■ TASK TO CARRY OUT
Retype the data exactly, from its first line to the line containing "var geUncertainty = [1.01];", including both, and skip any picture.

>> Start EXERCISE MATERIAL

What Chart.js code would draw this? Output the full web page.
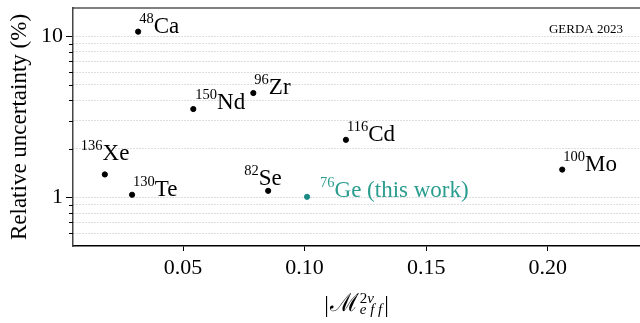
<!DOCTYPE html>
<html>
<head>
<meta charset="utf-8">
<script src="https://cdn.jsdelivr.net/npm/chart.js@4"></script>
<style>
  body { margin: 0; background: #fff; }
  #wrap { width: 640px; height: 323px; }
</style>
</head>
<body>
<div id="wrap"><canvas id="myChart"></canvas></div>
<script>
// other isotopes: mass number, element, |M_eff^2v|, relative uncertainty (%)
var massNumbers = ['48', '150', '96', '116', '136', '130', '82', '100'];
var elements = ['Ca', 'Nd', 'Zr', 'Cd', 'Xe', 'Te', 'Se', 'Mo'];
var nmeValues = [0.0315, 0.0542, 0.0789, 0.117, 0.0178, 0.029, 0.085, 0.206];
var relUncertainty = [10.7, 3.54, 4.45, 2.28, 1.39, 1.04, 1.10, 1.49];

// this work
var geMass = ['76'];
var geLabel = ['Ge (this work)'];
var geNme = [0.101];
var geUncertainty = [1.01];

var xTicks = [0.05, 0.10, 0.15, 0.20];
var yTicks = [0.6, 0.7, 0.8, 0.9, 1, 2, 3, 4, 5, 6, 7, 8, 9, 10];
var yTickLabels = { 1: '1', 10: '10' };

// where each label sits relative to its point (px)
var labelShift = [[1, 1], [2, 0], [1, 1], [1, 1], [-24, -14], [1, 1], [-24, -6], [1, 1]];
var geShift = [[13, 0]];

var serif = "'Liberation Serif', 'DejaVu Serif', serif";
var teal = '#2a9d8f';

var isotopeLabels = {
  id: 'isotopeLabels',
  afterDatasetsDraw: function (chart) {
    var ctx = chart.ctx;
    chart.data.datasets.forEach(function (ds, di) {
      var meta = chart.getDatasetMeta(di);
      meta.data.forEach(function (pt, i) {
        var x = pt.x + ds.shifts[i][0];
        var y = pt.y + ds.shifts[i][1];
        ctx.save();
        ctx.fillStyle = ds.textColor;
        ctx.textAlign = 'left';
        ctx.textBaseline = 'alphabetic';
        ctx.font = '14.5px ' + serif;
        ctx.fillText(ds.mass[i], x, y - 10);
        var w = ctx.measureText(ds.mass[i]).width;
        ctx.font = '23px ' + serif;
        ctx.fillText(ds.names[i], x + w, y);
        ctx.restore();
      });
    });
  }
};

var frame = {
  id: 'frame',
  afterDraw: function (chart) {
    var ctx = chart.ctx, a = chart.chartArea;
    ctx.save();
    // top spine
    ctx.strokeStyle = '#000';
    ctx.lineWidth = 1.2;
    ctx.beginPath();
    ctx.moveTo(a.left, a.top);
    ctx.lineTo(a.right, a.top);
    ctx.stroke();
    // short minor ticks on y
    var ys = chart.scales.y;
    ctx.lineWidth = 1;
    ys.ticks.forEach(function (t) {
      if (yTickLabels[t.value]) return;
      var py = Math.round(ys.getPixelForValue(t.value)) + 0.5;
      ctx.beginPath();
      ctx.moveTo(a.left - 4, py);
      ctx.lineTo(a.left, py);
      ctx.stroke();
    });
    // tag
    ctx.fillStyle = '#000';
    ctx.font = '13px ' + serif;
    ctx.textAlign = 'right';
    ctx.fillText('GERDA 2023', a.right - 17, a.top + 25);
    // x title  |M^{2v}_{eff}|
    ctx.textAlign = 'left';
    var big = '23px ' + serif, bigM = '25px ' + serif, small = '15px ' + serif, smallIt = 'italic 15px ' + serif;
    ctx.font = big;
    var wBar = ctx.measureText('|').width;
    ctx.font = bigM;
    var wM = ctx.measureText('\u2133').width;
    ctx.font = small;
    var w2 = ctx.measureText('2').width;
    ctx.font = smallIt;
    var wNu = ctx.measureText('\u03bd').width, wEff = ctx.measureText('e f f').width;
    var wScript = Math.max(w2 + wNu, wEff);
    var total = wBar * 2 + wM + wScript + 4;
    var x0 = (a.left + a.right) / 2 - total / 2;
    var base = a.bottom + 65;
    ctx.font = big;
    ctx.fillText('|', x0, base + 1);
    ctx.font = bigM;
    ctx.fillText('\u2133', x0 + wBar + 1, base);
    var xs = x0 + wBar + wM + 2;
    ctx.font = small;
    ctx.fillText('2', xs, base - 8);
    ctx.font = smallIt;
    ctx.fillText('\u03bd', xs + w2, base - 8);
    ctx.fillText('e f f', xs, base + 3);
    ctx.font = big;
    ctx.fillText('|', xs + wScript + 2, base + 1);
    ctx.restore();
  }
};

var ctx = document.getElementById('myChart').getContext('2d');
var chart = new Chart(ctx, {
  type: 'scatter',
  data: {
    datasets: [{
      data: nmeValues.map(function (v, i) { return { x: v, y: relUncertainty[i] }; }),
      backgroundColor: '#000',
      borderColor: '#000',
      pointRadius: 2.6,
      mass: massNumbers,
      names: elements,
      shifts: labelShift,
      textColor: '#000'
    }, {
      data: geNme.map(function (v, i) { return { x: v, y: geUncertainty[i] }; }),
      backgroundColor: '#1b8a86',
      borderColor: '#1b8a86',
      pointRadius: 2.6,
      mass: geMass,
      names: geLabel,
      shifts: geShift,
      textColor: teal
    }]
  },
  options: {
    responsive: true,
    maintainAspectRatio: false,
    animation: false,
    layout: { autoPadding: false, padding: { top: 8, left: 0, right: 0, bottom: 0 } },
    plugins: { legend: { display: false }, tooltip: { enabled: false } },
    scales: {
      x: {
        type: 'linear',
        min: 0.0047,
        max: 0.238,
        afterBuildTicks: function (s) { s.ticks = xTicks.map(function (v) { return { value: v }; }); },
        afterFit: function (s) { s.height = 77; s.paddingLeft = 0; s.paddingRight = 0; },
        ticks: {
          autoSkip: false,
          maxRotation: 0,
          padding: 4,
          color: '#000',
          font: { family: serif, size: 22 },
          callback: function (v) { return Number(v).toFixed(2); }
        },
        grid: { drawOnChartArea: false, tickLength: 5, tickColor: '#000', tickWidth: 1 },
        border: { color: '#000', width: 1.5 }
      },
      y: {
        type: 'logarithmic',
        min: 0.5,
        max: 15,
        afterBuildTicks: function (s) {
          s.ticks = yTicks.map(function (v) { return { value: v, major: !!yTickLabels[v] }; });
        },
        afterFit: function (s) { s.width = 73; s.paddingTop = 0; s.paddingBottom = 0; },
        ticks: {
          autoSkip: false,
          padding: 3,
          color: '#000',
          font: { family: serif, size: 22 },
          callback: function (v) { return yTickLabels[v] || ''; }
        },
        grid: {
          color: '#bdbdbd',
          lineWidth: 1,
          tickLength: 7,
          tickWidth: 1,
          tickColor: function (c) { return c.tick && yTickLabels[c.tick.value] ? '#000' : 'rgba(0,0,0,0)'; }
        },
        border: { color: '#444', width: 1.5, dash: [1, 2] },
        title: {
          display: true,
          text: 'Relative uncertainty (%)',
          color: '#000',
          font: { family: serif, size: 23 },
          padding: { top: 6, bottom: 0 }
        }
      }
    }
  },
  plugins: [isotopeLabels, frame]
});
</script>
</body>
</html>
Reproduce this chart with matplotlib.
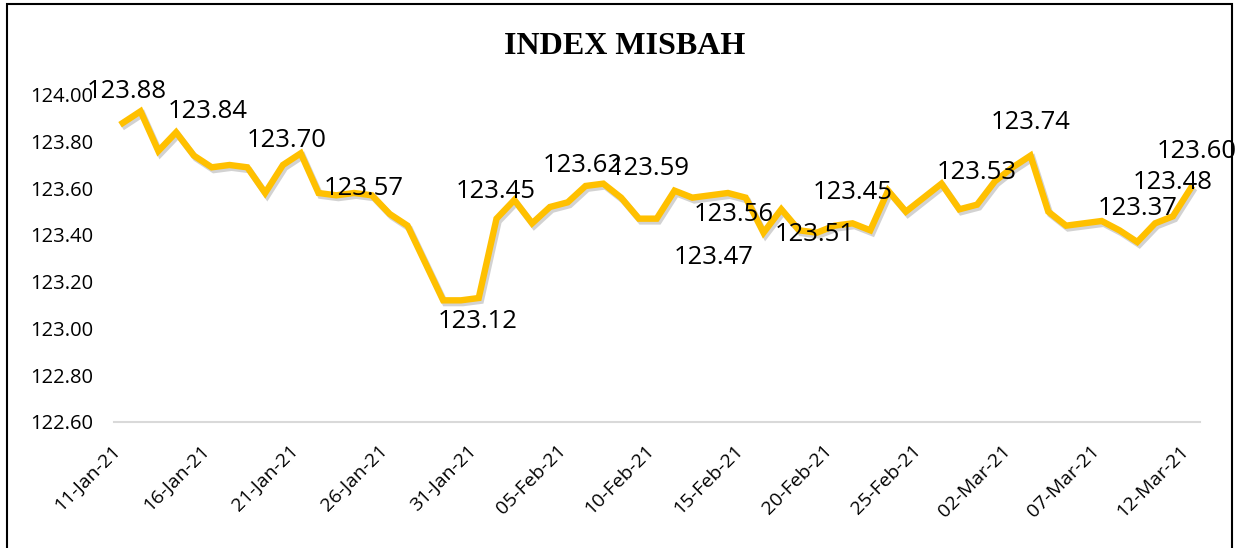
import matplotlib
matplotlib.use('Agg')
import matplotlib.pyplot as plt
import matplotlib.dates as mdates
import matplotlib.patheffects as pe
from matplotlib.patches import Rectangle
from matplotlib.transforms import ScaledTranslation
import pandas as pd

# dados diarios do indice (11-Jan-21 a 12-Mar-21)
start_date = '2021-01-11'
end_date = '2021-03-12'
values = [
    123.88, 123.93, 123.76, 123.84, 123.74, 123.69, 123.70, 123.69, 123.58, 123.70,
    123.75, 123.58, 123.57, 123.58, 123.57, 123.49, 123.44, 123.28, 123.12, 123.12,
    123.13, 123.47, 123.55, 123.45, 123.52, 123.54, 123.61, 123.62, 123.56, 123.47,
    123.47, 123.59, 123.56, 123.57, 123.58, 123.56, 123.41, 123.51, 123.42, 123.41,
    123.44, 123.45, 123.42, 123.59, 123.50, 123.56, 123.62, 123.51, 123.53, 123.63,
    123.69, 123.74, 123.50, 123.44, 123.45, 123.46, 123.42, 123.37, 123.45, 123.48,
    123.60,
]
# pontos com rotulo de dados
label_idx = [0, 3, 9, 12, 19, 23, 27, 31, 29, 35, 37, 41, 48, 51, 57, 59, 60]
# deslocamento do rotulo em pixels (dx, dy)
label_offsets = [(4, 31), (32, 21), (4, 24), (27, 7), (17, -21), (-36, 32), (-21, 18),
                 (-25, 22), (75, -39), (-12, -17), (33, -25), (0, 31), (0, 32),
                 (0, 33), (0, 33), (0, 34), (6, 37)]
y_ticks = [122.60, 122.80, 123.00, 123.20, 123.40, 123.60, 123.80, 124.00]
title = 'INDEX MISBAH'

dates = pd.date_range(start_date, end_date, freq='D')

fig = plt.figure(figsize=(12.4, 5.48), dpi=100)
ax = fig.add_axes([0.0918, 0.2305, 0.8756, 0.5962])

# linha principal com sombra
ax.plot(dates, values, color='#FFC000', linewidth=4.6, solid_joinstyle='miter',
        path_effects=[pe.SimpleLineShadow(offset=(1.5, -2), shadow_color='gray', alpha=0.35),
                      pe.Normal()], zorder=3)

# rotulos de dados
for i, (dx, dy) in zip(label_idx, label_offsets):
    ax.annotate(f'{values[i]:.2f}', (dates[i], values[i]), xytext=(dx, dy),
                textcoords='offset pixels', ha='center', va='center',
                fontsize=18.5, family='Open Sans', color='black', zorder=4)

# eixos
half = pd.Timedelta(hours=12)
ax.set_xlim(dates[0] - half, dates[-1] + half)
ax.set_ylim(122.60, 124.00)
ax.set_yticks(y_ticks)
ax.set_yticklabels([f'{t:.2f}' for t in y_ticks], family='Open Sans', fontsize=14.5)
ax.set_xticks(dates[::5])
ax.xaxis.set_major_formatter(mdates.DateFormatter('%d-%b-%y'))
ax.tick_params(axis='both', length=0)
ax.tick_params(axis='y', pad=15)
ax.tick_params(axis='x', pad=19)

for lbl in ax.get_xticklabels():
    lbl.set_rotation(45)
    lbl.set_ha('right')
    lbl.set_va('center')
    lbl.set_rotation_mode('anchor')
    lbl.set_family('Open Sans')
    lbl.set_fontsize(14)
    lbl.set_transform(lbl.get_transform() + ScaledTranslation(-0.05, 0, fig.dpi_scale_trans))

for side in ['top', 'right', 'left']:
    ax.spines[side].set_visible(False)
ax.spines['bottom'].set_color('#D9D9D9')
ax.spines['bottom'].set_linewidth(1.5)

# titulo
fig.text(0.504, 0.915, title, ha='center', va='center', fontsize=23,
         family='Liberation Serif', fontweight='bold')

# borda do grafico
fig.patches.append(Rectangle((7 / 1240, -0.01), 1225 / 1240, 1.01 - 4 / 548,
                             transform=fig.transFigure, fill=False,
                             edgecolor='black', linewidth=1.5))

plt.savefig('out.png', dpi=100)
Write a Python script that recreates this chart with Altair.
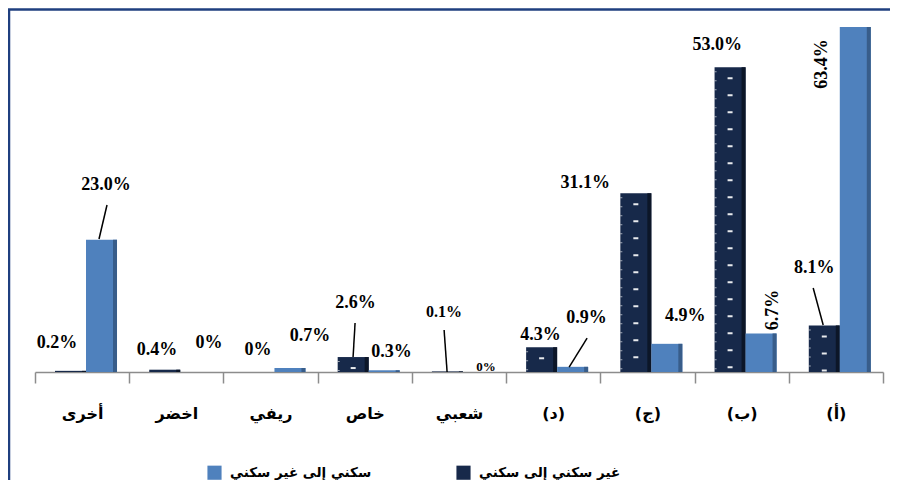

>> End EXERCISE MATERIAL

■ ANSWER TO THE TASK
What Chart.js code would draw this? Output the full web page.
<!DOCTYPE html>
<html>
<head>
<meta charset="utf-8">
<script src="https://cdn.jsdelivr.net/npm/chart.js@4"></script>
<style>
  body { margin: 0; background: #fff; }
  #wrap { width: 640px; height: 323px; }
</style>
</head>
<body>
<div id="wrap"><canvas id="myChart"></canvas></div>
<script>
// other isotopes: mass number, element, |M_eff^2v|, relative uncertainty (%)
var massNumbers = ['48', '150', '96', '116', '136', '130', '82', '100'];
var elements = ['Ca', 'Nd', 'Zr', 'Cd', 'Xe', 'Te', 'Se', 'Mo'];
var nmeValues = [0.0315, 0.0542, 0.0789, 0.117, 0.0178, 0.029, 0.085, 0.206];
var relUncertainty = [10.7, 3.54, 4.45, 2.28, 1.39, 1.04, 1.10, 1.49];

// this work
var geMass = ['76'];
var geLabel = ['Ge (this work)'];
var geNme = [0.101];
var geUncertainty = [1.01];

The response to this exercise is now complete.